One of the Congress legislators, who happened to be a woman, asked them to go to my chamber and ``avenge’’ the ``injustice.’’ Two of her colleagues identified my room. At that time, I was in my chamber. The group of frenzied policemen tried to force themselves in, ignoring the opposition of the guards. From inside, I asked them to be allowed in: ``Let us see what they want…to what extent they can go.’’ The frenzied group barged in and one of them immediately picked up a flower stand and threw it against the wall.It broke into pieces. I remained still, rooted to my chair. May be, they were sort of thrown off balance by my composure. I said,``Is this any way to show respect to the dead? What is the meaning of such hooliganism? Why have you barged inside ? What will you do if your arms are seized?…Get out of my chamber.’’ They left, taking position in the lobby.

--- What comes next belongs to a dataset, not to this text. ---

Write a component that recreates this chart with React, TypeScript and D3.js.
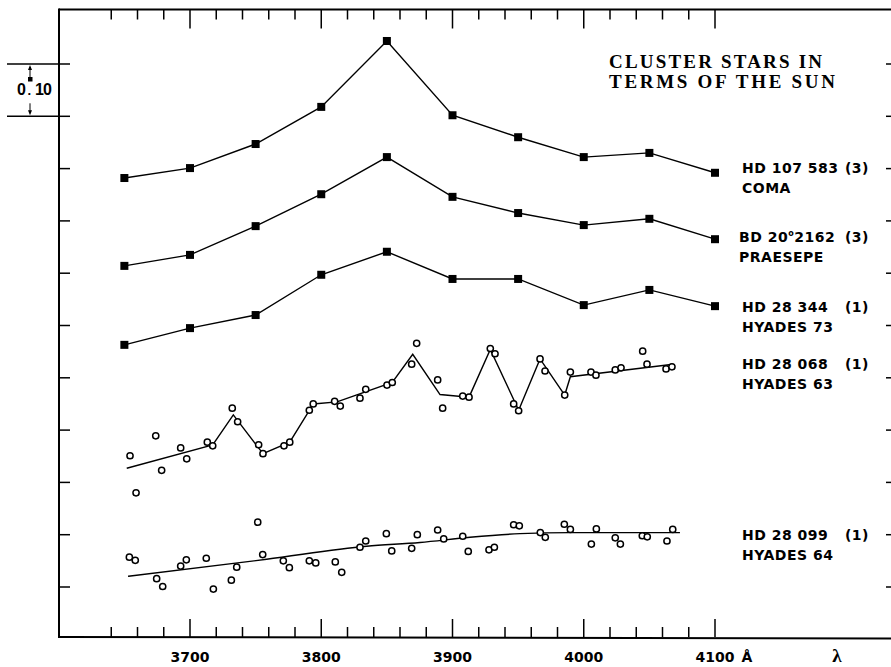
import React from "react";
import * as d3 from "d3";

// Wavelengths (Å) of the filled-square series
const WAVES = [3650, 3700, 3750, 3800, 3850, 3900, 3950, 4000, 4050, 4100];
// Relative magnitudes (arbitrary zero, 0.10 mag per tick)
const comaValues = [0.782, 0.801, 0.847, 0.918, 1.044, 0.902, 0.86, 0.822, 0.83, 0.792];
const praesepeValues = [0.614, 0.635, 0.69, 0.751, 0.822, 0.746, 0.715, 0.692, 0.704, 0.665];
const hyades73Values = [0.463, 0.495, 0.52, 0.597, 0.641, 0.589, 0.589, 0.539, 0.568, 0.537];

// HD 28 068 (Hyades 63) points [wavelength, mag]
const hyades63Points: [number, number][] = [
  [3654.3, 0.251], [3658.9, 0.18], [3673.9, 0.289], [3678.4, 0.223], [3692.9, 0.266],
  [3697.5, 0.245], [3713.2, 0.277], [3717.3, 0.27], [3732.2, 0.342], [3736.3, 0.316],
  [3752.3, 0.272], [3755.6, 0.255], [3771.6, 0.27], [3776.0, 0.277], [3790.9, 0.338],
  [3793.9, 0.35], [3810.2, 0.355], [3814.5, 0.346], [3829.5, 0.361], [3833.9, 0.378],
  [3850.1, 0.386], [3854.1, 0.391], [3868.9, 0.426], [3872.7, 0.466], [3888.7, 0.396],
  [3892.5, 0.342], [3907.8, 0.365], [3912.6, 0.363], [3928.8, 0.456], [3932.4, 0.446],
  [3946.6, 0.35], [3950.4, 0.337], [3966.7, 0.436], [3970.5, 0.413], [3985.5, 0.367],
  [3989.8, 0.411], [4005.5, 0.411], [4009.3, 0.405], [4024.0, 0.415], [4028.4, 0.419],
  [4044.9, 0.451], [4048.2, 0.426], [4062.7, 0.417], [4067.2, 0.421],
];
const hyades63Line: [number, number][] = [
  [3651.8, 0.227], [3717.3, 0.2715], [3733.0, 0.329], [3755.6, 0.255], [3776.0, 0.277],
  [3794.0, 0.35], [3812.0, 0.354], [3854.1, 0.391], [3869.7, 0.445], [3890.5, 0.368],
  [3912.6, 0.363], [3928.8, 0.454], [3950.4, 0.338], [3966.7, 0.436], [3985.5, 0.367],
  [3989.8, 0.402], [4068.2, 0.426],
];

// HD 28 099 (Hyades 64) points
const hyades64Points: [number, number][] = [
  [3653.8, 0.057], [3658.3, 0.051], [3674.6, 0.016], [3679.2, 0.001], [3692.9, 0.04],
  [3697.2, 0.052], [3712.4, 0.055], [3717.8, -0.004], [3731.5, 0.013], [3735.6, 0.038],
  [3751.6, 0.124], [3755.4, 0.062], [3771.1, 0.05], [3775.7, 0.037], [3790.9, 0.05],
  [3795.8, 0.046], [3810.7, 0.048], [3815.6, 0.028], [3829.5, 0.076], [3833.9, 0.088],
  [3849.6, 0.102], [3853.7, 0.069], [3868.9, 0.074], [3873.2, 0.1], [3888.7, 0.109],
  [3893.3, 0.092], [3907.8, 0.097], [3912.0, 0.068], [3927.8, 0.071], [3931.9, 0.076],
  [3946.6, 0.119], [3950.9, 0.117], [3966.9, 0.104], [3970.7, 0.095], [3985.2, 0.12],
  [3989.8, 0.11], [4005.8, 0.082], [4009.6, 0.111], [4024.0, 0.094], [4027.9, 0.082],
  [4044.6, 0.098], [4048.4, 0.096], [4063.4, 0.088], [4067.8, 0.11],
];
const hyades64Line: [number, number][] = [
  [3652.8, 0.0205], [3758.4, 0.053], [3834.6, 0.078], [3875.2, 0.085], [3913.3, 0.095],
  [3951.4, 0.102], [3989.5, 0.104], [4073.3, 0.104],
];

const xMajorTicks = [3700, 3800, 3900, 4000, 4100];
const xTickLabels = ["3700", "3800", "3900", "4000", "4100"];
const xMinorTicks = [3640, 3660, 3680, 3720, 3740, 3760, 3780, 3820, 3840, 3860, 3880,
  3920, 3940, 3960, 3980, 4020, 4040, 4060, 4080];
const yTicks = [0, 0.1, 0.2, 0.3, 0.4, 0.5, 0.6, 0.7, 0.8, 0.9, 1.0];

const titleLines = ["CLUSTER STARS IN", "TERMS OF THE SUN"];
const starNames = ["HD 107 583", "BD 20", "HD 28 344", "HD 28 068", "HD 28 099"];
const starCounts = ["(3)", "(3)", "(1)", "(1)", "(1)"];
const clusterNames = ["COMA", "PRAESEPE", "HYADES 73", "HYADES 63", "HYADES 64"];

const W = 891;
const H = 667;
const LEFT = 59;
const TOP = 9.5;
const BOTTOM = 637;

export default function App() {
  const x = d3.scaleLinear().domain([3700, 4100]).range([190, 715]);
  const y = d3.scaleLinear().domain([0, 1]).range([587, 64]);

  const sqLine = d3
    .line<number>()
    .x((_, i) => x(WAVES[i]))
    .y((d) => y(d));
  const ptLine = d3
    .line<[number, number]>()
    .x((d) => x(d[0]))
    .y((d) => y(d[1]));
  const smoothLine = d3
    .line<[number, number]>()
    .x((d) => x(d[0]))
    .y((d) => y(d[1]))
    .curve(d3.curveMonotoneX);

  const squareSeries = [comaValues, praesepeValues, hyades73Values];
  const labelY = [168, 237, 307, 364, 535];
  const sans = "'DejaVu Sans', sans-serif";

  return (
    <svg
      width={W}
      height={H}
      style={{ position: "absolute", left: 0, top: 0, background: "#fff" }}
    >
      <rect x={0} y={0} width={W} height={H} fill="#fff" />
      {/* frame */}
      <g stroke="#000" strokeWidth={2} fill="none">
        <line x1={LEFT} y1={TOP} x2={W} y2={TOP} />
        <line x1={LEFT} y1={TOP - 1} x2={LEFT} y2={BOTTOM + 1} />
        <line x1={LEFT} y1={BOTTOM} x2={W} y2={BOTTOM + 1.5} />
      </g>
      {/* x ticks top and bottom */}
      <g stroke="#000" strokeWidth={1.5}>
        {xMinorTicks.map((t) => (
          <g key={"mi" + t}>
            <line x1={x(t)} x2={x(t)} y1={TOP} y2={TOP + 10} />
            <line x1={x(t)} x2={x(t)} y1={BOTTOM} y2={BOTTOM - 10} />
          </g>
        ))}
        {xMajorTicks.map((t) => (
          <g key={"ma" + t}>
            <line x1={x(t)} x2={x(t)} y1={TOP} y2={TOP + 19} />
            <line x1={x(t)} x2={x(t)} y1={BOTTOM} y2={BOTTOM - 18} />
          </g>
        ))}
      </g>
      {/* y ticks */}
      <g stroke="#000" strokeWidth={1.5}>
        {yTicks.map((t) => (
          <g key={"y" + t}>
            <line x1={LEFT} x2={LEFT + 11} y1={y(t)} y2={y(t)} />
            <line x1={W - 5} x2={W} y1={y(t)} y2={y(t)} />
          </g>
        ))}
        {/* 0.10 mag scale bar */}
        <line x1={7} x2={LEFT} y1={y(1.0)} y2={y(1.0)} />
        <line x1={7} x2={LEFT} y1={y(0.9)} y2={y(0.9)} />
        <line x1={30} x2={30} y1={y(1.0) + 3} y2={y(1.0) + 13} strokeWidth={1} />
        <line x1={30} x2={30} y1={y(0.9) - 3} y2={y(0.9) - 13} strokeWidth={1} />
      </g>
      <path d={`M30,${y(1.0) + 1} l-2,5 l4,0 z`} fill="#000" />
      <path d={`M30,${y(0.9) - 1} l-2,-5 l4,0 z`} fill="#000" />
      <g fontFamily="'Liberation Sans', Arial, sans-serif" fontWeight="bold" fontSize={16}>
        <text x={17} y={95}>0</text>
        <text x={35} y={95} letterSpacing={-1}>10</text>
        <text x={27.5} y={95} fontSize={13}>.</text>
        <rect x={28} y={77} width={4.5} height={4.5} fill="#000" />
      </g>
      {/* x tick labels */}
      <g fontFamily={sans} fontWeight="bold" fontSize={14} textAnchor="middle">
        {xMajorTicks.map((t, i) => (
          <text key={"lbl" + t} x={x(t)} y={662}>
            {xTickLabels[i]}
          </text>
        ))}
        <text x={747} y={662}>Å</text>
      </g>
      <text
        x={837}
        y={662}
        textAnchor="middle"
        fontFamily="'Liberation Serif', serif"
        fontWeight="bold"
        fontSize={19}
      >
        λ
      </text>
      {/* title */}
      <g fontFamily="'Liberation Serif', serif" fontSize={19} fontWeight="bold">
        <text x={609} y={67.5} textLength={213} lengthAdjust="spacing">
          {titleLines[0]}
        </text>
        <text x={609} y={88} textLength={226} lengthAdjust="spacing">
          {titleLines[1]}
        </text>
      </g>
      {/* square series */}
      {squareSeries.map((vals, si) => (
        <g key={"sq" + si}>
          <path d={sqLine(vals) || ""} fill="none" stroke="#000" strokeWidth={1.4} />
          {vals.map((v, i) => (
            <rect
              key={i}
              x={x(WAVES[i]) - 4}
              y={y(v) - 4}
              width={8}
              height={8}
              fill="#000"
            />
          ))}
        </g>
      ))}
      {/* Hyades 63 */}
      <path d={ptLine(hyades63Line) || ""} fill="none" stroke="#000" strokeWidth={1.4} />
      {hyades63Points.map((d, i) => (
        <circle key={"h63" + i} cx={x(d[0])} cy={y(d[1])} r={3.1} fill="#fff" stroke="#000" strokeWidth={1.5} />
      ))}
      {/* Hyades 64 */}
      <path d={smoothLine(hyades64Line) || ""} fill="none" stroke="#000" strokeWidth={1.4} />
      {hyades64Points.map((d, i) => (
        <circle key={"h64" + i} cx={x(d[0])} cy={y(d[1])} r={3.1} fill="#fff" stroke="#000" strokeWidth={1.5} />
      ))}
      {/* star labels */}
      <g fontFamily={sans} fontWeight="bold" fontSize={14} letterSpacing={0.5}>
        {starNames.map((n, i) => (
          <g key={"lab" + i}>
            <text x={i === 1 ? 739 : 742} y={labelY[i] + 5}>
              {n}
              {i === 1 ? (
                <>
                  <tspan fontSize={8} dy={-6}>o</tspan>
                  <tspan dy={6}>2162</tspan>
                </>
              ) : null}
            </text>
            <text x={869} y={labelY[i] + 5} textAnchor="end">
              {starCounts[i]}
            </text>
            <text x={i === 1 ? 739 : 742} y={labelY[i] + 25}>
              {clusterNames[i]}
            </text>
          </g>
        ))}
      </g>
    </svg>
  );
}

An anti-imperialist rally was on at Esplanade in the heart of the city. As soon as news of the police hooliganism reached the venue, thousands of people started moving towards the Assembly House. At this, the policemen sensed danger and left the premises. During the next Assembly session, I announced that those officers who had fuelled the incident would be severely dealt with. I gave sack orders to 13 policemen for their two days later.

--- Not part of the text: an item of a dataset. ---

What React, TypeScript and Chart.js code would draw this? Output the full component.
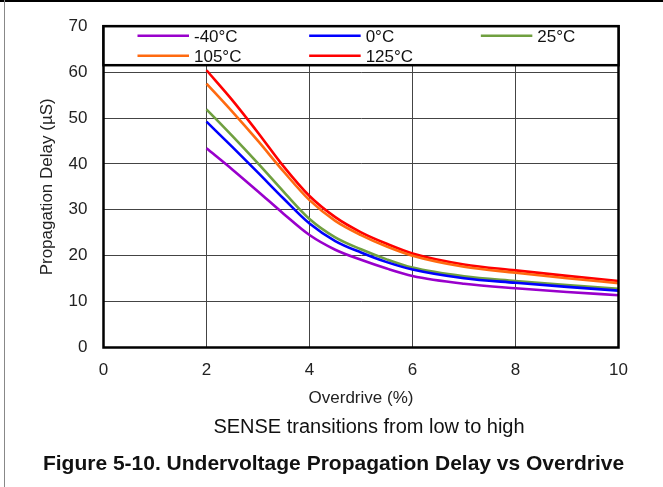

The situation was becoming uncomfortable with the two constituents_the CPI(M) and the Bangla Congress_ taking totally polar positions. This was evident in the running of the government and was reflected in the working of the ministry. A minor incident sparked a row between Ajoy Mukherjee and myself; there was no personal animosity between the chief minister and the deputy chief minister though. I, in my capacity as home minister, had ordered the transfer of the officer-in-charge of Gajol outpost in Malda district. Ajoy-babu first stalled the transfer and subsequently revoked it altogether without even consulting me. I was aghast; this was not as important a matter or issue on which the chief minister had to use his special powers to overrule that of his deputy. I wrote to the chief minister, he replied. I wrote back again, he did the same. This was strangely turning into a debate on the basic nature of the government, the coalition, respective powers and the nitty-gritty of governance!

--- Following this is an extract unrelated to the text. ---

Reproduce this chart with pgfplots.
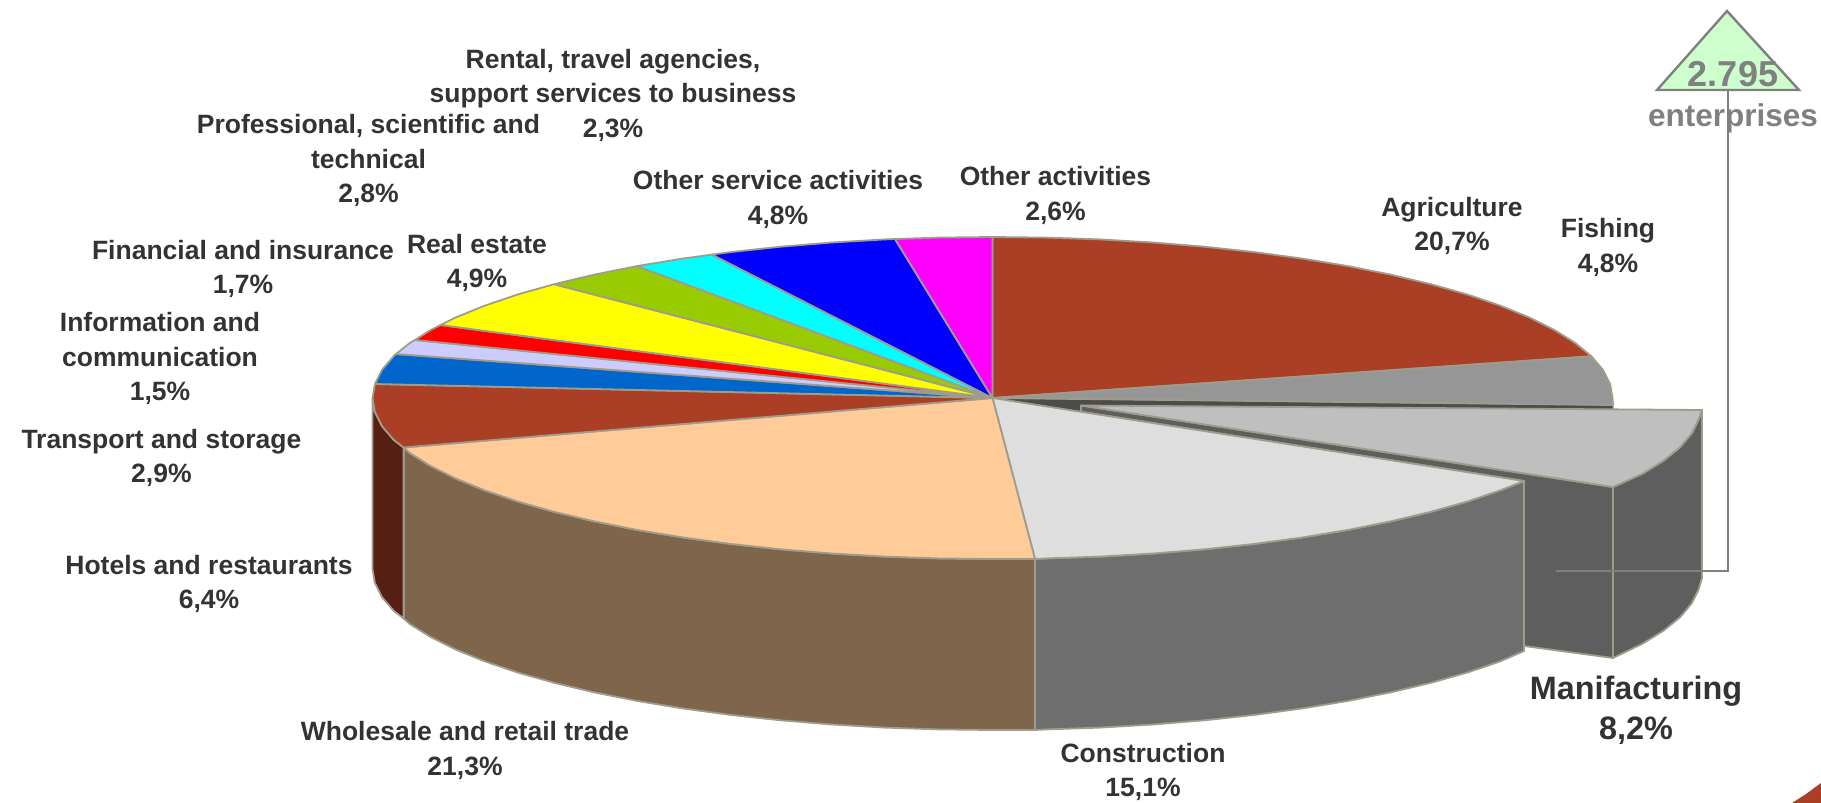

Ajoy-babu also did something which perhaps still remains unequalled by any chief minister; he went on a hungerstrike against the ``deterioration’’ of the law and order situation, calling his own government ``barbaric’’ in the process! He had never raised this issue or supplied any concrete documents on the matter at Cabinet meetings, neither had he ever suggested any administrative solution to the so-called problem even as his Congress friends cried hoarse from rooftops. The immediate fallout of his fast, which he started from December 1, 1969 at the Curzon Park, was a victory for that section of the bureaucracy which was against us; flouting of orders became routine and indifference to the work culture which we were trying to establish was the order of the day. Ajoy-babu’s party colleague and one of our ministers, Sushil Dhara, took his work as chief campaigner seriously; he seemed to be giving even Goebbels a run for his money. It was becoming impossible to keep track of the stories he was spinning every day about the ``non-functioning’’ of the home department.It was becoming largely apparent that our ``friends’’ wanted a change in the police policy ; that the police could not be used to break democratic movements and strikes was something which they could not accept. The allegation that the police was being ineffective was serious and significant. All these years, police effectiveness meant oppressing the common man in favour of the ruling class interests and the Congress and its allies were being deeply hurt by the Front decision to do away with ``effectiveness.’’ Unfortunately, the Bangla Congress was being a party to this plot but the CPI(M), with the police department under its control, was convinced that this would not be allowed to happen. The CPI(M) was the logical target.

The right-wing Communists also joined in to dislodge the government. And started saying publicly that it was quite possible to form a government without the support of the CPI(M). Behind-the-scenes activity began. We tried our best to keep the government intact and implement our pro-people policies. But the Bangla Congress working committee decided that Ajoy-babu would resign as chief minister by December 16, 1970. Our party’s state unit secretary, Pramode Dasgupta, wrote to the various constituents of the Front in which he said,

``As you are aware, we would like the United Front to stay together and continue to govern this state according to the wishes of the people. It is also necessary that the problems that keep on surfacing from time to time among the partners be sorted out across the table and to our mutual benefit.

``We condemn the move to foist a mini-Front government on this state with the direct or indirect support of the Congress. Because we believe that would be cheating the people and be an act of gross betrayal.

``The situation has become cause for concern because of the Bangla Congress decision to withdraw from the Front. We think that it is the duty of the Front constituents to sit together immediately and thrash matters out so that the interests of the people are protected.’’

Sheer arithmetic showed that the Front government could survive without the Bangla Congress; its leader Sukumar Roy wrote to the convenor of the Front decrying the activities of Ajoy-babu and Dhara and said that many Bangla Congress leaders and workers were still with the Front and wanted the government to survive. But the CPI, Forward Bloc and the SUCI had other ideas; they were dead against the CPI(M).

On March 16, Ajoy-babu resigned. In protest, the BPTUC and the July 12 Committee led many democratic and peoples’ organisations to a successful general strike the very next day. I met the Governor and requested him to allow the CPI(M), as the single largest party, to form the government on its own and that we would give proof of our strength on the floor of the Assembly. On the other hand, the Congress, Bangla Congress, CPI, Forward Bloc and SUCI met him and advised him not to give us that opportunity.

The then Governor, Santiswarup Dhawan, did exactly that and okayed President’s Rule in Bengal. President’s Rule was imposed on March 29 but the Governor did not specify anything about the dissolution of the Assembly or mid-term elections. Thus the second United Front Government came to an inglorious end by an act of treachery and betrayal after 13 months in office.